Yet as I mentioned earlier, the impact of redshirting is not as clear-cut as it sounds. First, much of the research on redshirting is pretty old—some of the key studies I cited relied on cohorts of kids who were redshirted in the late ’70s or early ’80s, and kindergarten has changed a lot since then. Redshirting has also become more common over the years, although it started becoming popular as early as the 1990s. Second, redshirted kids are usually vastly different from non-redshirted kids before they even get to school, so it can be difficult to separate the effects of redshirting from these fundamental differences. Redshirted kids these days are most likely to be boys who come from affluent families—one study from California reported that parents who redshirt their kids earn, on average, 40 percent more than those who don’t—because, as mentioned earlier, low-income parents typically can’t afford to pay for another year of preschool. (In the 2006 study involving 15,000 kids, the redshirted kids’ families had lower incomes than the non-redshirted kids’ families—another reason why old studies aren’t necessarily applicable today.) So when researchers compare redshirted kids to non-redshirted kids, they’re often comparing socio-economic apples and oranges.
There’s also the fact that kids are sometimes redshirted because they have behavior or learning problems that parents mislabel as immaturity—I’m sure Kalee’s tendency to throw chairs at adults will go away once she turns 6, so we’ll just wait a year. This could explain why redshirted kids often need special education services and also why they’re more likely to drop out of school and not go to college. In other words, redshirting might not actually increase the risk of these problems—it may just be a sign of existing problems. Yet redshirting these types of kids “can in fact make the problems worse, in that the child’s access to support is delayed as the family and school wait for maturity to kick in,” Graue says.
So, is there any research that suggests redshirting is helpful? Yes—but again, this research does not actually tell us much about redshirting. Elizabeth Dhuey, an economist at the University of Toronto at Scarborough, has published a number of studies suggesting that the older kids are in a class, the better they fare academically, the more leadership roles they have in high school, and the more likely they are to attend elite universities—pretty much exactly the opposite of what the redshirting studies show. But even though her work has been used to support redshirting, “my findings relate only to a child’s age relative to their classmates—not the act of redshirting,” Dhuey explains. “These are different things altogether.” Because Dhuey’s work pools the impact of natural age differences across the school year—comparing how kids born in May fare to kids born in December—it’s dishonest to cite her work as evidence that redshirting itself is helpful, even though there were probably some redshirters in her samples.

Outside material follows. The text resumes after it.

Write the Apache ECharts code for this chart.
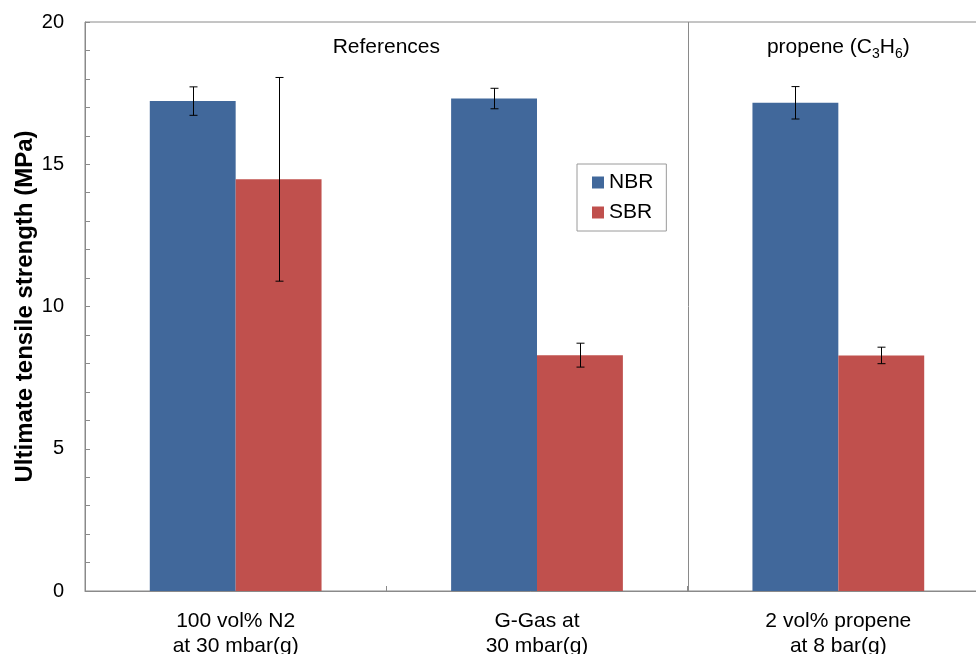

Ultimately, at the core of the argument over redshirting are questions about how children learn. Do they develop social and cognitive skills according to automatic internal clocks that are unaffected by environmental influences—which would suggest that kids become ready to learn on their own time? Or do kids develop key learning skills based on their interactions with others and how stimulating their environments are—which would suggest that redshirting harms the children who could benefit from kindergarten the most? No one knows for sure.
At this point, I know you’re pulling your hair out and just want to know: So what should I do when it comes time to enroll my kid in kindergarten? I asked this of Deborah Stipek, the former dean of the Stanford Graduate School of Education, who has studied redshirting and relative age effects. She says that parents should consider more than just their child when it comes time to make enrollment decisions—they need to consider their kindergarten, too. “I usually suggest that parents visit the kindergarten, sit in the back of the room, and envision their child in that setting, because there are some kindergartens where children would be dying if they had poor self-regulation, whereas other kindergartens are much more tolerant and much more amenable to kids who need extra support,” she says. “I think it really depends on the kid in the context of what the educational program demands.”
I have no idea what I will do if my son, who has a late spring birthday, seems unready for kindergarten when he’s 5. I sure as hell don’t want to pay for an extra year of preschool, and my instincts also tell me that I’d prefer for him to be challenged by school—not too much, but enough—than be bored by it. If he had a late summer birthday, I’d rather that he be surrounded by slightly more mature peers than slightly less mature peers. “It's like tennis partners—you want to pick someone who is better than you,” says Sam Wang, a Princeton neuroscientist and a co-author of the book Welcome to Your Child’s Brain.
David Deming, the Harvard education economist who published the 2008 review on redshirting, agrees. He shared an illustrative example about what recently happened to his 4-year-old daughter, one of the youngest in her preschool class. She had come home complaining that her friend, who was almost 5, could already go all the way across the monkey bars. His daughter, on the other hand, could only get to the second bar. “I told her that if she keeps practicing, she will eventually get better,” he says. “She got to the third bar this morning.” If she were the oldest, automatically better at so many things than her friends, would she set as many difficult goals for herself? Would she learn as much about patience and perseverance? Maybe not.